> **PROBLEM TO WORK ON**: Return, exactly as written, the lines that start at the one holding "Emit a Python" and end at the one holding "from matplotlib.colors import", with both of those lines kept. Skip any pictures.
### RECORDS TO USE
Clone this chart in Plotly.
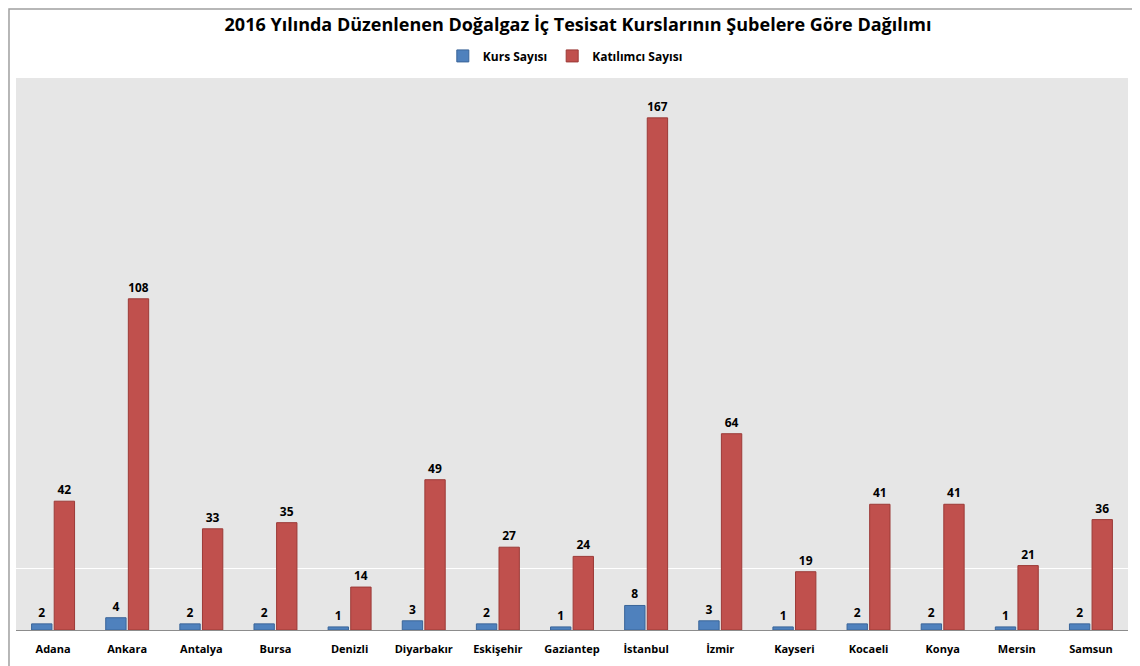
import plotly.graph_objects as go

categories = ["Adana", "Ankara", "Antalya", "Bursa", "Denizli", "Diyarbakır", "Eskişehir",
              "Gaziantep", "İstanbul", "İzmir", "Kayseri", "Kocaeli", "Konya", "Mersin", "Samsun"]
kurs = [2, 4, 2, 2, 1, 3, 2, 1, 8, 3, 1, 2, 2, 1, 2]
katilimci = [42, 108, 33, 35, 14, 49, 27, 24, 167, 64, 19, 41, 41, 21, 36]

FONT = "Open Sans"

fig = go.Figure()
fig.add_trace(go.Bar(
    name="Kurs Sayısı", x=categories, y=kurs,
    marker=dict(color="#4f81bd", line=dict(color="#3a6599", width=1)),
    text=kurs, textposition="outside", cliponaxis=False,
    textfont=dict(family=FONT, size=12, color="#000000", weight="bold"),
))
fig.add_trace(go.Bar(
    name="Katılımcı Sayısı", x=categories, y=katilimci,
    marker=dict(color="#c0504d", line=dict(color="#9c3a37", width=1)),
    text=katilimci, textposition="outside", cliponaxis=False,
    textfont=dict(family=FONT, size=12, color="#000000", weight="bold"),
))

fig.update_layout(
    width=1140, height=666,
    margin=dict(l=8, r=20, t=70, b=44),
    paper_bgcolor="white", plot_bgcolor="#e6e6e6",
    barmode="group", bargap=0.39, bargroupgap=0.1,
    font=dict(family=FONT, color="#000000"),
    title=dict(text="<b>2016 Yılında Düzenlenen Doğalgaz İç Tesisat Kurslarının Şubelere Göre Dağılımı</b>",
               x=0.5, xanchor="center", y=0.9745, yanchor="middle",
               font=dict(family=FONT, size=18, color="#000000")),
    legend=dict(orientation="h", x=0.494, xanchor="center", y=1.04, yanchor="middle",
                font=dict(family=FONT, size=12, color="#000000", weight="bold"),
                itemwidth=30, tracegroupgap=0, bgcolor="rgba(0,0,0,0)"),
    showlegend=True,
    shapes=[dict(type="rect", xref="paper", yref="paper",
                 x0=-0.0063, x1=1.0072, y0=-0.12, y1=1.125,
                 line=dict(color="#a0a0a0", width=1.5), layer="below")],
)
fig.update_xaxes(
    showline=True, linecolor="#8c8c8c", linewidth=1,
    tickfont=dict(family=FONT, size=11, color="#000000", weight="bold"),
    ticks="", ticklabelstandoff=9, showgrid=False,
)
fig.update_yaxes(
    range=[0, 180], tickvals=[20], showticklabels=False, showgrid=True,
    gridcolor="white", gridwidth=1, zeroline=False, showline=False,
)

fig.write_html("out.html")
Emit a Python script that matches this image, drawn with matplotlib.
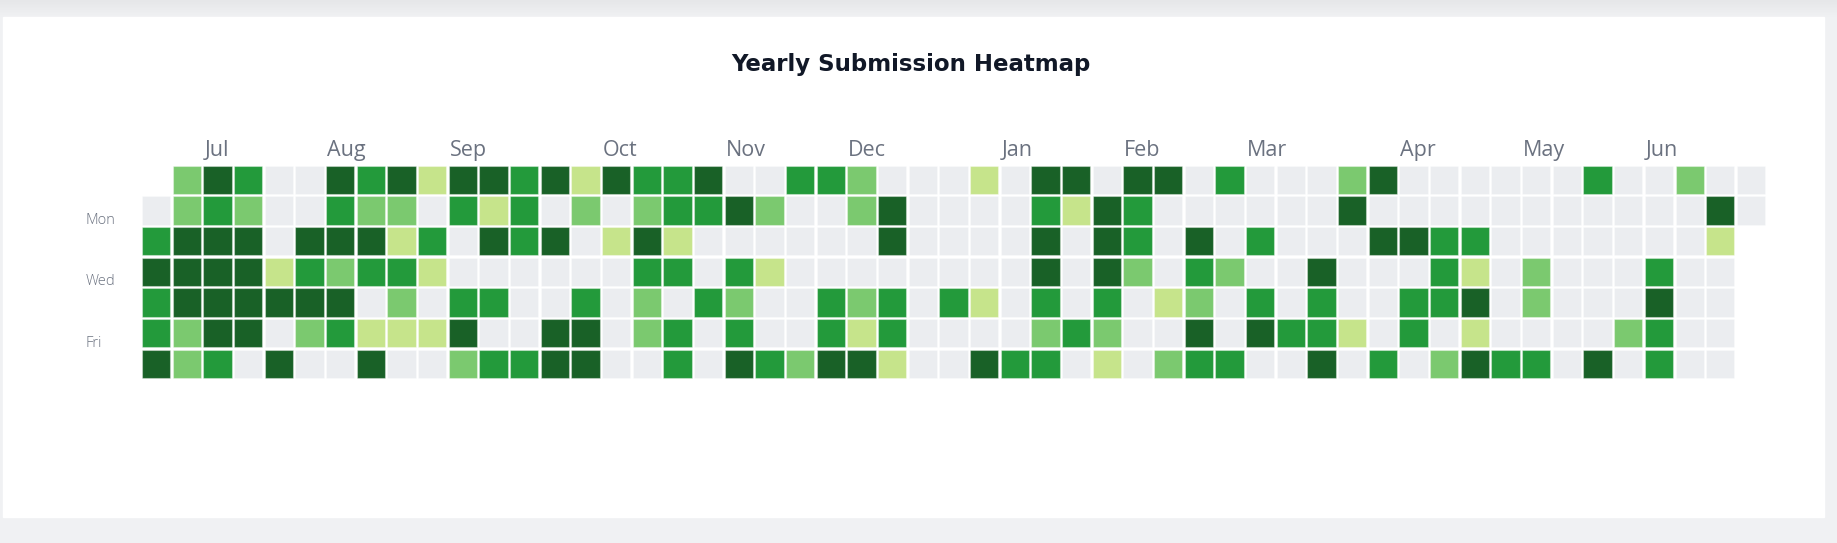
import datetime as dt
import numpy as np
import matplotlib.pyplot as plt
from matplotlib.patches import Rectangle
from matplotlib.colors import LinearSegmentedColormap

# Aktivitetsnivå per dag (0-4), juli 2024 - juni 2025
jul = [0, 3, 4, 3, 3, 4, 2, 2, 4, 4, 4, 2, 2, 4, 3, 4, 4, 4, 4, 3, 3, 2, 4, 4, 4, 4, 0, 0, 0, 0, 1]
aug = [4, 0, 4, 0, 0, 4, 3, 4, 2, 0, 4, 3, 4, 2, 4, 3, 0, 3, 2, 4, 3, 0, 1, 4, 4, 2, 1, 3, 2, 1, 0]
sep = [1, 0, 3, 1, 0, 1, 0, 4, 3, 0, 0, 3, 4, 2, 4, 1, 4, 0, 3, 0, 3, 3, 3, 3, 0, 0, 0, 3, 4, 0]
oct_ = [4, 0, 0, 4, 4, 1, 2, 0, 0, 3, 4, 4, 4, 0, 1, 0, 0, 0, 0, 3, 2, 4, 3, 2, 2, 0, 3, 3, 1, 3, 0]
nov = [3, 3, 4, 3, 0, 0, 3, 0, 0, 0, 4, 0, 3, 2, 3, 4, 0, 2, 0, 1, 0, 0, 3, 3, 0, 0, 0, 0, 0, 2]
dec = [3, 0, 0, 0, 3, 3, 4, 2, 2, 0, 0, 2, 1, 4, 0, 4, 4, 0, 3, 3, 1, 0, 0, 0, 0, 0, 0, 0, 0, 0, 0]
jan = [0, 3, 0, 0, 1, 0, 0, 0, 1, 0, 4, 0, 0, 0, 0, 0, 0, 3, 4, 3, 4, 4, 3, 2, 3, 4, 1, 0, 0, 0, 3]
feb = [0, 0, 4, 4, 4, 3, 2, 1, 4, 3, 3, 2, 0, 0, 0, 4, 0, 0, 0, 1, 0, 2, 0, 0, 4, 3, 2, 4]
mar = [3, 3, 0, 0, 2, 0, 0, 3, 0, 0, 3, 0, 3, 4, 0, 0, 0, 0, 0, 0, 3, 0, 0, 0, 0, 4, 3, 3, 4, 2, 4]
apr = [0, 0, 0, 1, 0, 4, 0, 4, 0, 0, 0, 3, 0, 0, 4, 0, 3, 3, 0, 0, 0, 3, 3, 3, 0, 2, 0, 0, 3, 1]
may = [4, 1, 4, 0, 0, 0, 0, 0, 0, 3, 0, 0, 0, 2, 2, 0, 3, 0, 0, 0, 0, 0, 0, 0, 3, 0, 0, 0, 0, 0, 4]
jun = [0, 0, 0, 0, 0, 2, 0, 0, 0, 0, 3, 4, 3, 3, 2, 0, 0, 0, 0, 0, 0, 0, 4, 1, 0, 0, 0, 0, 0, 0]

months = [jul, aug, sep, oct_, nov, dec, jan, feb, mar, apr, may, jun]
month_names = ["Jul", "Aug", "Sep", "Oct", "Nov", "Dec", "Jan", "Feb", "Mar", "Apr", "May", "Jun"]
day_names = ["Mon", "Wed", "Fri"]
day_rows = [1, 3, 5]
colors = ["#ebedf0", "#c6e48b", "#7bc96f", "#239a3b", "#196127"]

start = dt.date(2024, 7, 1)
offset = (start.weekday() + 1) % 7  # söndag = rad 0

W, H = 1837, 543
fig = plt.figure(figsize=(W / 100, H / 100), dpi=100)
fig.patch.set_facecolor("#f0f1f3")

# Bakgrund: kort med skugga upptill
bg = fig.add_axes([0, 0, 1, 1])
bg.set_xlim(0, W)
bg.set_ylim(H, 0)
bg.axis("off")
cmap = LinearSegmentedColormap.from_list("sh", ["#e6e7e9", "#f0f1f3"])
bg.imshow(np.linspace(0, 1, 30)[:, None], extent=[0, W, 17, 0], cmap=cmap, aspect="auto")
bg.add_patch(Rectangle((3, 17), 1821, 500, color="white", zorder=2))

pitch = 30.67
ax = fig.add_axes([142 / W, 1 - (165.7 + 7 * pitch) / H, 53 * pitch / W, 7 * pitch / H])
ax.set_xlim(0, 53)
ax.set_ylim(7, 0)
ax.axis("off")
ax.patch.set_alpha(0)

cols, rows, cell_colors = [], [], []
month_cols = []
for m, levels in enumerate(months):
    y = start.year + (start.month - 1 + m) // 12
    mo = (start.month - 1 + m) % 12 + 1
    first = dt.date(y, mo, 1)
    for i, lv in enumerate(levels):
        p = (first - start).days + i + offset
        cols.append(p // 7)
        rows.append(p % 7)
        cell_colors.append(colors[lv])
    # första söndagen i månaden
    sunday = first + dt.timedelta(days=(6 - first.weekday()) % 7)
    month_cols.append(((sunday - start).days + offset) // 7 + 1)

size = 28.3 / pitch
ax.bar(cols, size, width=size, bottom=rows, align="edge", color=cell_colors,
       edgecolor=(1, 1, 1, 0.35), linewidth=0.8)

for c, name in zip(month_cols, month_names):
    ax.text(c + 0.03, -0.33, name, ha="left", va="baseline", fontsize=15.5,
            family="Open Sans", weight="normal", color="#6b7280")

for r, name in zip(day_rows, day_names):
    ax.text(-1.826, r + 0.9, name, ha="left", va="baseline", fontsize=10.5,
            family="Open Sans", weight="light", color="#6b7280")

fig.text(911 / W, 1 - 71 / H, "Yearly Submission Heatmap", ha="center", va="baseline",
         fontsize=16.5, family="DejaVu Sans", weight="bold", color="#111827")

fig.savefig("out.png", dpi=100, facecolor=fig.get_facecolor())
######
> **WRITTEN ANSWER**:
Emit a Python script that matches this image, drawn with matplotlib.
import datetime as dt
import numpy as np
import matplotlib.pyplot as plt
from matplotlib.patches import Rectangle
from matplotlib.colors import LinearSegmentedColormap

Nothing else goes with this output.